This 3D-printed electric motorbike folds into your luggage — creator warns it is ‘super fast… way too fast’
Ivan Miranda has released the design files for the Mirandetta, a 3D-printed electric motorbike that breaks down to fit inside a suitcase. He has re-engineered the vehicle so that every part prints on a single 300mm x 300mm bed. The files cost $40 through his website, ivanmiranda.com, and the redesign targets makers who want to build their own rather than admire the one-off he rode at Prague Maker Faire.
Miranda built the original in roughly 10 days as a “travel hack” — the smallest motorbike an adult could ride that still packed into checked luggage.

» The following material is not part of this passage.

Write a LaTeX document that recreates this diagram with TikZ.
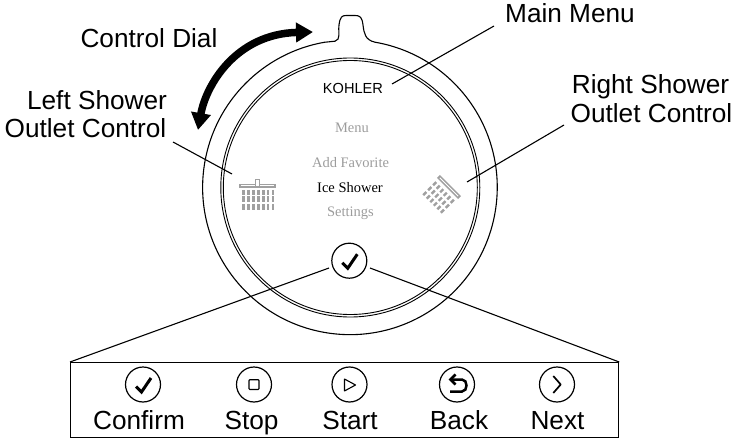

To achieve this, he relied on aluminum wheel axles and an all-metal steering column assembly, and now the released design replaces both with printed parts.
Miranda also standardized the lighting on off-the-shelf T10 automotive sockets and bulbs instead of the salvaged components in the original, cut the number of distinct screws, and constrained every part to a 300mm x 300mm build volume. He says the redesign took more work than building the first bike from scratch. The reference printer is the Prusa CORE One L, a 300mm x 300mm x 330mm machine that we’ve reviewed previously. Anything smaller, including the standard 250mm-class CORE One, can’t fit the largest parts in one piece.
The wheels use lawnmower tires, which are normally too flat-profiled to lean on, and Miranda printed the rims narrower than standard so the tire’s internal bead rings sit closer together; once inflated, the sidewalls can’t splay outward and the tread rounds into a profile usable for cornering.
Braking uses floating motorcycle discs rather than the bicycle discs because the floating discs can be deriveted to open up a wider center bore that a printed axle passes through without shearing. Meanwhile, a belt drives the rear wheel, and the throttle is a 10K linear potentiometer mapped through an Arduino to the motor’s electronic speed controller.
Power comes from two 36V cordless tool battery packs, making them hot-swappable and simpler to carry through airport security, while a DC-DC converter steps the 36V down to 12V for the horn and lights. Without the batteries fitted, the finished bike weighs a little over 14kg.
Users won’t be folding up the assembled scooter and packing it away, though; that’s only possible when the bike is fully assembled. Regardless, Miranda won the suitcase-build contest at Prague Maker Faire with the machine and plans to show it at Open Sauce. Miranda is selling the files as-is with no support, and the bike isn’t intended as a production design; Miranda describes it as a “complicated hobby build.”